If you cancel bad ideas instead of speaking vociferously against them, the bad ideas spread uncontested (just more slowly). Furthermore, it sends the implication that the bad ideas are in fact correct since otherwise one would just provide the correction. And if there are a mix of good ideas and bad ideas, the good ideas get thrown out with the bad ones, so we can't benefit from those. All in all, a bad idea.
And actual liberals--not the illiberal leftists who have been eager to cancel the right, who have been eager to erode a culture of dialog with "freedom of speech doesn't mean freedom from consequences" meaning doxxing people, getting them fired, etc., if they can--have embraced this point for a very long time.

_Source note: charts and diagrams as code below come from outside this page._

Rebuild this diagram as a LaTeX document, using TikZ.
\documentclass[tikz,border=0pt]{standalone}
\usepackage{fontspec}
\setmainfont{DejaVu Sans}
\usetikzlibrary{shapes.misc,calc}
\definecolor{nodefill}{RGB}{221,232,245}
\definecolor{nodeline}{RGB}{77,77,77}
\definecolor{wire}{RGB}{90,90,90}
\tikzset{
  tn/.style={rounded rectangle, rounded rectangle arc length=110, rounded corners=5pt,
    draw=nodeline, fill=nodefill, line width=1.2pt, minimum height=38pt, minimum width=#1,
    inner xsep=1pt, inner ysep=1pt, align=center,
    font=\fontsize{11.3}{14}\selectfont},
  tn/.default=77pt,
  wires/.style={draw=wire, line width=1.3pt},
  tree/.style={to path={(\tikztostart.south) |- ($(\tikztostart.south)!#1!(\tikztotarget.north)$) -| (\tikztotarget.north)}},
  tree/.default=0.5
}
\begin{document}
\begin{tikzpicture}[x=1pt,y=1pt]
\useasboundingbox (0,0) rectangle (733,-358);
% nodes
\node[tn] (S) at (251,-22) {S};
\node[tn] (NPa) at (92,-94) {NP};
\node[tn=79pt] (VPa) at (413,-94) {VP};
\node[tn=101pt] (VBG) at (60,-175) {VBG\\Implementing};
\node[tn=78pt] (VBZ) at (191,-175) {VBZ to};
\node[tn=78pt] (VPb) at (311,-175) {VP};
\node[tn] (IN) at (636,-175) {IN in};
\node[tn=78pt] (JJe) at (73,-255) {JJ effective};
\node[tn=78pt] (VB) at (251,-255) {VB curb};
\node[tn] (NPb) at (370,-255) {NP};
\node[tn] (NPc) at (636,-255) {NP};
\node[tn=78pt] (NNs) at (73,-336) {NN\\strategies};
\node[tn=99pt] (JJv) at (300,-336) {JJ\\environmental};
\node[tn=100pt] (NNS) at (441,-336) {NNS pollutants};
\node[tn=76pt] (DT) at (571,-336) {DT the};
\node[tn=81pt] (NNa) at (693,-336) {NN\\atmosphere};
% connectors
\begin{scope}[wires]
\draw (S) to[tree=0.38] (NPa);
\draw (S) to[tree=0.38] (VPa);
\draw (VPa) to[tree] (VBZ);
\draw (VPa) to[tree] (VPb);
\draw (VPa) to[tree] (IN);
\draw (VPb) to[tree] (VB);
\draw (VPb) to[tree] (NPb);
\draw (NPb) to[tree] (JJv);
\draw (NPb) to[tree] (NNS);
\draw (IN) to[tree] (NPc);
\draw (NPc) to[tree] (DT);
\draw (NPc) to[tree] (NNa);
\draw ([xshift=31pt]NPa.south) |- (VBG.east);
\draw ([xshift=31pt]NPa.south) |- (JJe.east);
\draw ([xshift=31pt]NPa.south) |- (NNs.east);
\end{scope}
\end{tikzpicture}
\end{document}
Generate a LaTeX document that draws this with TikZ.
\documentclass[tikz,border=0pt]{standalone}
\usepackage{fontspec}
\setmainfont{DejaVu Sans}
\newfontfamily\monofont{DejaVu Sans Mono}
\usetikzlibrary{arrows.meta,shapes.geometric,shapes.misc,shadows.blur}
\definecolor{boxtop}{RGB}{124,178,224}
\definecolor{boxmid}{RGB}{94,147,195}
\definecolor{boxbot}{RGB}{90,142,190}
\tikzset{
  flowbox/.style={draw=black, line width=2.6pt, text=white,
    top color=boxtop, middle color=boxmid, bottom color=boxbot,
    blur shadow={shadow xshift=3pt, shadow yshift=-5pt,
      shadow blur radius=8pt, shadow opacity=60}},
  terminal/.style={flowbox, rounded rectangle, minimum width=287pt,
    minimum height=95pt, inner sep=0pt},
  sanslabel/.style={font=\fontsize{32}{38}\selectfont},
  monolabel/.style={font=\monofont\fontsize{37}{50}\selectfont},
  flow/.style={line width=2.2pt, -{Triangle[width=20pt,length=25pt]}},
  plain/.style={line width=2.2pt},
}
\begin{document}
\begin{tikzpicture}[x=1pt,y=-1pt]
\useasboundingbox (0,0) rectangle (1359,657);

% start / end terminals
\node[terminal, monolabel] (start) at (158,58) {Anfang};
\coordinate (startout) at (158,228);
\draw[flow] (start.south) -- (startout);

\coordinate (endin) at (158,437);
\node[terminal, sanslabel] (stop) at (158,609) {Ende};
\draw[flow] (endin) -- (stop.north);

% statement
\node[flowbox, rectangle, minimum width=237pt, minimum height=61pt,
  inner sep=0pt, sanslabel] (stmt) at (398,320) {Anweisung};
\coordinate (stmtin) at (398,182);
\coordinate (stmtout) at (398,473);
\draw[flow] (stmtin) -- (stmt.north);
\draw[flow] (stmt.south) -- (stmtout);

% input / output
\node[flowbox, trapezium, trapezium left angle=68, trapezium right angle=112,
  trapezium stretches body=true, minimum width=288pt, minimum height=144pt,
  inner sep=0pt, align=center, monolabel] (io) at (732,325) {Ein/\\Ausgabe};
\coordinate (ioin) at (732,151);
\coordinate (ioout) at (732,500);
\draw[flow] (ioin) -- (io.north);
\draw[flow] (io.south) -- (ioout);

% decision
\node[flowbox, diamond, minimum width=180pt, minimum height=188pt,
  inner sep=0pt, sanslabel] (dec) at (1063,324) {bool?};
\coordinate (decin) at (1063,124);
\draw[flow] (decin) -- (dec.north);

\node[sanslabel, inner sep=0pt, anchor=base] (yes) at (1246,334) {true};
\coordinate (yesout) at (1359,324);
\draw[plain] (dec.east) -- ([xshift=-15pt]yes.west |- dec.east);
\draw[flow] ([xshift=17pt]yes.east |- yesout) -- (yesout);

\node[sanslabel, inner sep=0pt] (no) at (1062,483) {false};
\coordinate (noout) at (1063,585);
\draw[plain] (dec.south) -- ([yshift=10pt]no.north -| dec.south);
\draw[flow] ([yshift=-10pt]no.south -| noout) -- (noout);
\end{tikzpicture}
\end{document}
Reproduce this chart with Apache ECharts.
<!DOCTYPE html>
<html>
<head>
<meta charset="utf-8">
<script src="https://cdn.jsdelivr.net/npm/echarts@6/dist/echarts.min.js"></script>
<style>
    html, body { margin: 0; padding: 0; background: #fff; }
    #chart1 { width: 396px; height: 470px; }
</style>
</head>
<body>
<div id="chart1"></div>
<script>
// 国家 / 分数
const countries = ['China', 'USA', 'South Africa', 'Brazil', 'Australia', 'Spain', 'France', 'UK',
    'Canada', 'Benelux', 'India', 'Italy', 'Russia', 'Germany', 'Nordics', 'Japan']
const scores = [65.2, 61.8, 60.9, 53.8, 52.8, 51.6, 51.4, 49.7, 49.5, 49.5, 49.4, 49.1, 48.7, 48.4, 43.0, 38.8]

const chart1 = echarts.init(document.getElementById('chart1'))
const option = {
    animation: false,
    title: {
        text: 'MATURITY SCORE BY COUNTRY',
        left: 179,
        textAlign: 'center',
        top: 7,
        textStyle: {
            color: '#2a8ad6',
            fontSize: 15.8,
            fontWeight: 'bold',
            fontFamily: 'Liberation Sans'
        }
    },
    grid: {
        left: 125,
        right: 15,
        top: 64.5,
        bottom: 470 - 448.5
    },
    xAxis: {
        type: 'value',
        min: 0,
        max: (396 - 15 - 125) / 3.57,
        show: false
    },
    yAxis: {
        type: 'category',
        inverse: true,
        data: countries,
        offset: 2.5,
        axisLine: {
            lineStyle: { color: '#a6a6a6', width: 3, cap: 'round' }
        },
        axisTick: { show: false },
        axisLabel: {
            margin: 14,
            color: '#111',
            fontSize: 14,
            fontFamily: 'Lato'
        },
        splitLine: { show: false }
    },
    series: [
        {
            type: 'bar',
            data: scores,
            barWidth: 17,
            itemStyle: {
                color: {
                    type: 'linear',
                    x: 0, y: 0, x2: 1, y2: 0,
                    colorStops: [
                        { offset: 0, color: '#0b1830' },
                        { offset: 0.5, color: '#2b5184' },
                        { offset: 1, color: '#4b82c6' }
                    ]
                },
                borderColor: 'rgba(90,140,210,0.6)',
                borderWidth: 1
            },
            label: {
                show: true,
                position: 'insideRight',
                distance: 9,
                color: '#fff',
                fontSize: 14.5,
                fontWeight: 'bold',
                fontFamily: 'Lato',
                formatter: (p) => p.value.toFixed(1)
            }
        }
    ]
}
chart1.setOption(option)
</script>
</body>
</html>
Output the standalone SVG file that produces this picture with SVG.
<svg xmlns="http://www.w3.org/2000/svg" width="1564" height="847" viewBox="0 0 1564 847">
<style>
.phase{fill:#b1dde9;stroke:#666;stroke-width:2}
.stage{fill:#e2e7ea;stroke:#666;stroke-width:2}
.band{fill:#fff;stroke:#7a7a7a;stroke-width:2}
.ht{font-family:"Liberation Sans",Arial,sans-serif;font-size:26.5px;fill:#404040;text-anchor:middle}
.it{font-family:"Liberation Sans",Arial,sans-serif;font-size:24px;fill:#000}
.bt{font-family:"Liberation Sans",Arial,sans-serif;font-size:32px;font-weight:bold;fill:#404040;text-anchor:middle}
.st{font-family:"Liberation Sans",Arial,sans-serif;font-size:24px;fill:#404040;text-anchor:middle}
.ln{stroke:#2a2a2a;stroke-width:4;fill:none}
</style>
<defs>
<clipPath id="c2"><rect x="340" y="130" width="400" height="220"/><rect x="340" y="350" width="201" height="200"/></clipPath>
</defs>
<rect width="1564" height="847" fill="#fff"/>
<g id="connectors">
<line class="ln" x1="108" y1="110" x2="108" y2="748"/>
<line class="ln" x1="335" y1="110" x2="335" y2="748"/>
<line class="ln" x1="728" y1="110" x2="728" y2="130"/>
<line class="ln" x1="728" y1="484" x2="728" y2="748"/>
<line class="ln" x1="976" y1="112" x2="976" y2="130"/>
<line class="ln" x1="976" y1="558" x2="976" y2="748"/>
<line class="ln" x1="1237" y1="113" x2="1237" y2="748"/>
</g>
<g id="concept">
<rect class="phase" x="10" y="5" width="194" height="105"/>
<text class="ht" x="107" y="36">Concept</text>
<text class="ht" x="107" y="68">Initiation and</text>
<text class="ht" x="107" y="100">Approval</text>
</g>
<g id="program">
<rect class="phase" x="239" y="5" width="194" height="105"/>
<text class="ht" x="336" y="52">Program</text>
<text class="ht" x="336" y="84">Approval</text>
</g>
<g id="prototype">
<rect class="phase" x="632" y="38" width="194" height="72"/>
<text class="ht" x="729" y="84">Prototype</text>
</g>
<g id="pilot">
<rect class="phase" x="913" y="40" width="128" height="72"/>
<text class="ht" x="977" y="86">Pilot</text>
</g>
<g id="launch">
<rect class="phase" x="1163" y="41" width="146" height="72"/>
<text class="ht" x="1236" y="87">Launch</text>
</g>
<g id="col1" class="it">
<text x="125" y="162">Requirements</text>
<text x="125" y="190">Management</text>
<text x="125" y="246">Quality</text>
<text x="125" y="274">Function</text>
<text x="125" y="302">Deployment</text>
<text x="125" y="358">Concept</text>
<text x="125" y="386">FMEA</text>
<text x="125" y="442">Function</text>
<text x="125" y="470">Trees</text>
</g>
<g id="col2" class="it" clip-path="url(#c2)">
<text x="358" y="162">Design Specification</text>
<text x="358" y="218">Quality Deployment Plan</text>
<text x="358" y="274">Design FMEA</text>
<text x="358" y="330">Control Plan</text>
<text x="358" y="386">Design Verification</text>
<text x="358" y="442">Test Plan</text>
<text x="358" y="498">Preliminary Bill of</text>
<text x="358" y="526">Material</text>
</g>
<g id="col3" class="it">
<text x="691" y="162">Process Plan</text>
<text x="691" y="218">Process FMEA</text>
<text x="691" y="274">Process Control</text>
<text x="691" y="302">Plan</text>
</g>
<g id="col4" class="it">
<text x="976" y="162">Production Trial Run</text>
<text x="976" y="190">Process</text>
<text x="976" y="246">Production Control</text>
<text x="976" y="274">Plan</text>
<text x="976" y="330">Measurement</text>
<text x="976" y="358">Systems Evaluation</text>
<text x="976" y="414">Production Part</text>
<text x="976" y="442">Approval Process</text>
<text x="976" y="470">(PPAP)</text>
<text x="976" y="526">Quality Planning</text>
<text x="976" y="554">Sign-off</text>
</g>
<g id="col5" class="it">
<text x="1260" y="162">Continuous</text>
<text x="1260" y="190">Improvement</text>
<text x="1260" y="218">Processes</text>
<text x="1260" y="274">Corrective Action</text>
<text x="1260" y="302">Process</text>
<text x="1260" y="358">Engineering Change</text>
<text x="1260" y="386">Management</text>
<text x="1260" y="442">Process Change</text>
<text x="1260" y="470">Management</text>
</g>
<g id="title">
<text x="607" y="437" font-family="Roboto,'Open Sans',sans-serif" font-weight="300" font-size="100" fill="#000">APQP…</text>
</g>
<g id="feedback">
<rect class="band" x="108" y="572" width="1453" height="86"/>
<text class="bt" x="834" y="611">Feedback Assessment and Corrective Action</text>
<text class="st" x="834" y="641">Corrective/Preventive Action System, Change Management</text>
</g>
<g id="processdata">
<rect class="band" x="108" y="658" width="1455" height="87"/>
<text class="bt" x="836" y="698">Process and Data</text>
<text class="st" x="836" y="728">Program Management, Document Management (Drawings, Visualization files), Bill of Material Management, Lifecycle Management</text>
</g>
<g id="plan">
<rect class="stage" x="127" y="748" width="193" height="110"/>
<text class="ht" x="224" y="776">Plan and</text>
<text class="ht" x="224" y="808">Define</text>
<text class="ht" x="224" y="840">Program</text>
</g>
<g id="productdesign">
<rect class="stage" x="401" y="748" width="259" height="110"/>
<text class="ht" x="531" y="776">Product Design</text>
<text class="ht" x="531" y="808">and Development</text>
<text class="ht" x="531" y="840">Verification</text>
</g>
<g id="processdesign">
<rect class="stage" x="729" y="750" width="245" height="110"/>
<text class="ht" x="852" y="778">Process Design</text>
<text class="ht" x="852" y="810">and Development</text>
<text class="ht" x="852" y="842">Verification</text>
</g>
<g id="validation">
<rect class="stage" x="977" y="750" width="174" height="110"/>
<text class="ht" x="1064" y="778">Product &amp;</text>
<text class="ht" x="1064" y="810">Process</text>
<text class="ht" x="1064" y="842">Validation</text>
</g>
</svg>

As always, however, active calls for violence needn't be tolerated because they're not just ideas. The point of contesting ideas is to come up with the best ones, not for might to make right. And yes, there are some gray areas (e.g. what does "from the river to the sea" entail), but those can mostly be resolved by observing what people actually do. If people are in fact going out and invading the U.S. Capitol, "fight like hell" was, in practice, an imminent call to violence. Likewise, if people hear "from the river to the sea" and go out to attack Jews or bomb buses in Tel Aviv or something, then in practice it was an imminent call to violence. Otherwise, people can have their aspirations and other people can have other aspirations, and when they're radically mutually incompatible, one can seek solutions by dialog.